KING OF REHAB'S NEXT MISSION

COMMITMENT Taite opened Carrara Treatment Wellness & Spa-which he described as "Four Seasons hotel meets evidence-based recovery"-five years after the sale of Cliffside Malibu.

RICHARD TAITE HAS LIVED ENOUGH LIVES for 10 men. Once a homeless addict who lost 25 years to drugs, he's now a multimillionaire entrepreneur determined to rebuild the recovery world from the ground up.

Known as “The King of Rehab,” Taite, 59, is the founder of Cliffside Malibu, the luxury treatment center that became synonymous with celebrity recovery. After selling it for a record-breaking nine-figure sum in 2018, Taite could have disappeared quietly into a comfortable Malibu retirement. Instead, he's back with two new treatment centers, a podcast and a book, all fueled by purpose, faith and his commitment to what he considers is unfinished business: America's fentanyl crisis.

"I lost 25 years of my life to drug addiction and have treated people for 22," Taite told Newsweek. "That's 47 years. I am the biggest miracle in history and this is the best life I've ever known."

Taite grew up in Encino, California, in a home that seemed idyllic from the outside—but that was not the case. “You'd think it was a great childhood because we had enough,” he said. “But the beatings were really bad. Every day, all of us. When we weren't being beaten, we were being told, ‘What are you, stupid?’ or, ‘I wish you weren't born.”

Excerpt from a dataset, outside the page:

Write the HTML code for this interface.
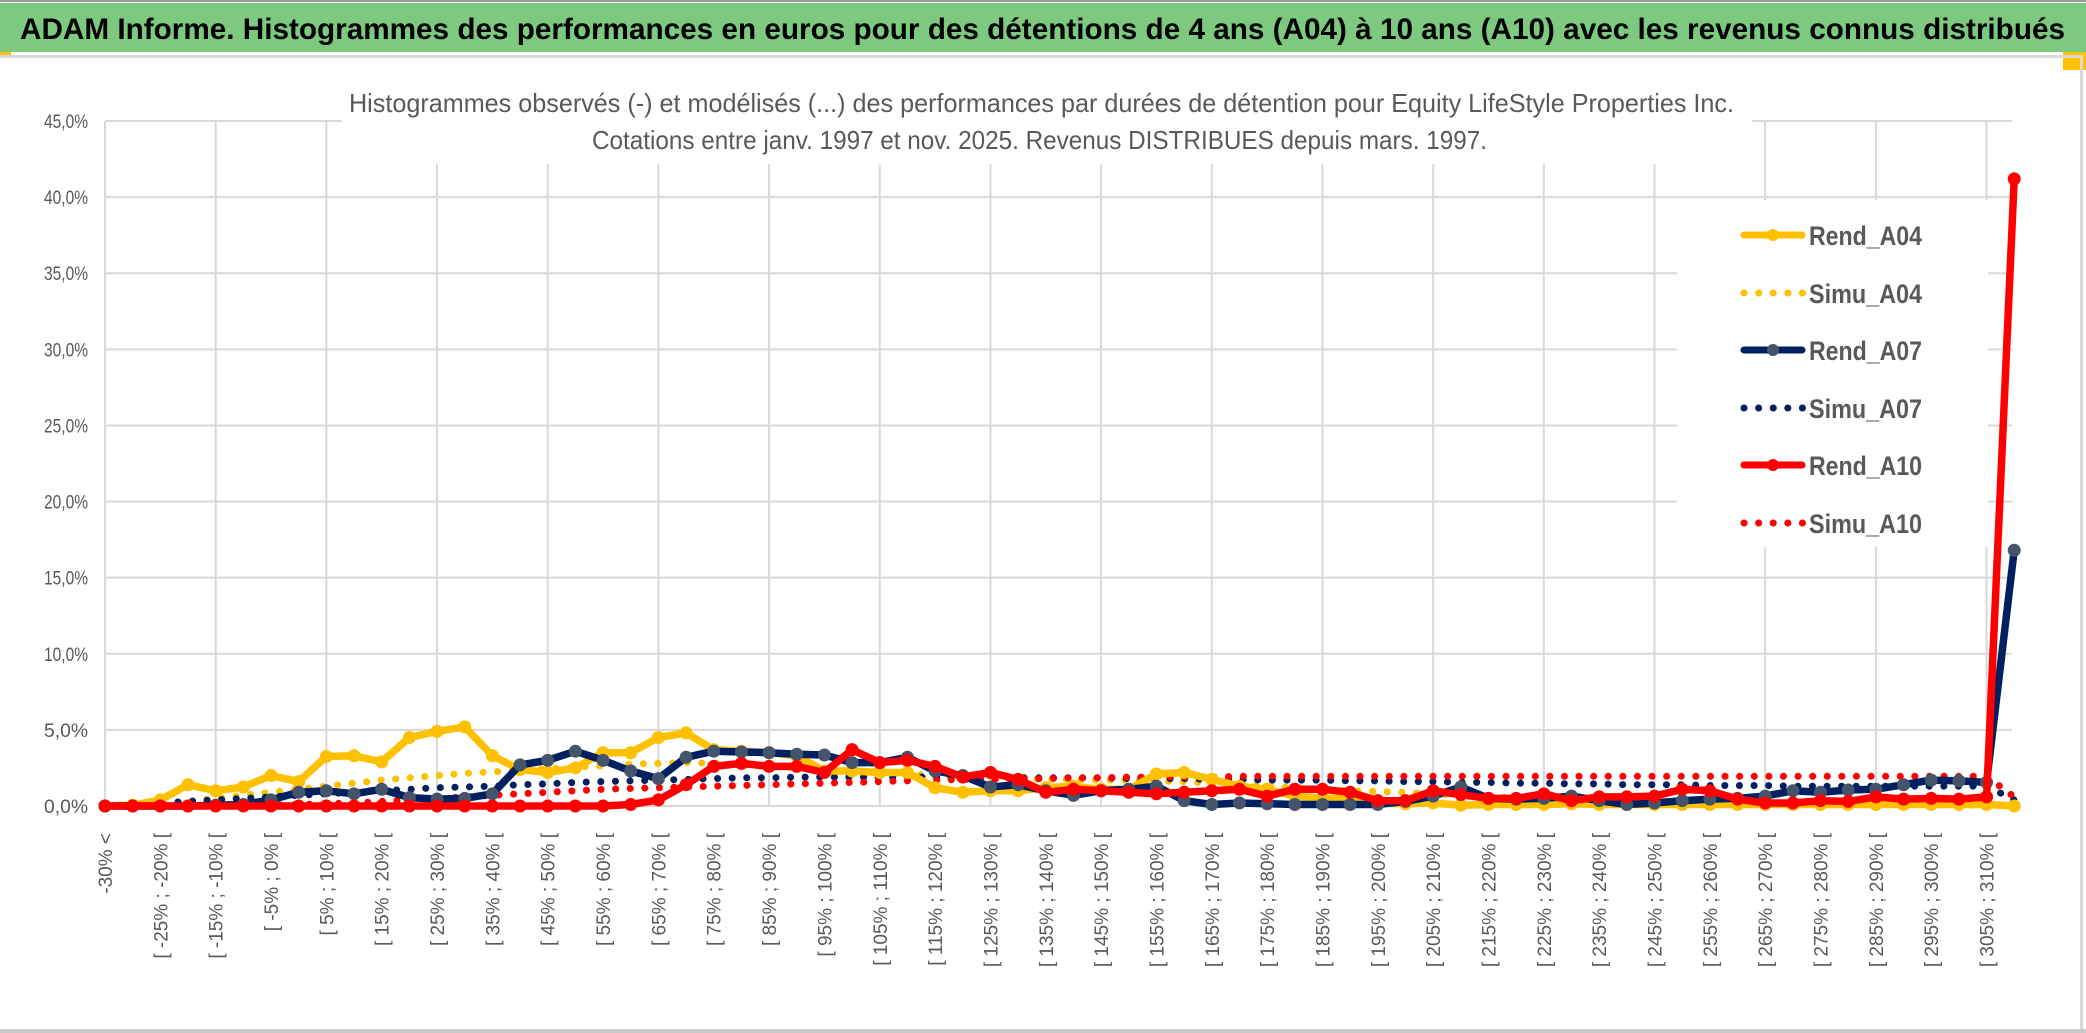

By 17, his father had left, his family got evicted and his beloved grandfather had died—all within 90 days. “That was it. It broke me,” he said. “I spent the next 25 years killing myself with drugs and alcohol.”

Crack cocaine became his drug of choice. “I'd smoke an ounce of cocaine every single day, no matter what,” he said. “It took me three years just to get 30 days sober. I probably had more sobriety dates than there are dates in the calendar.”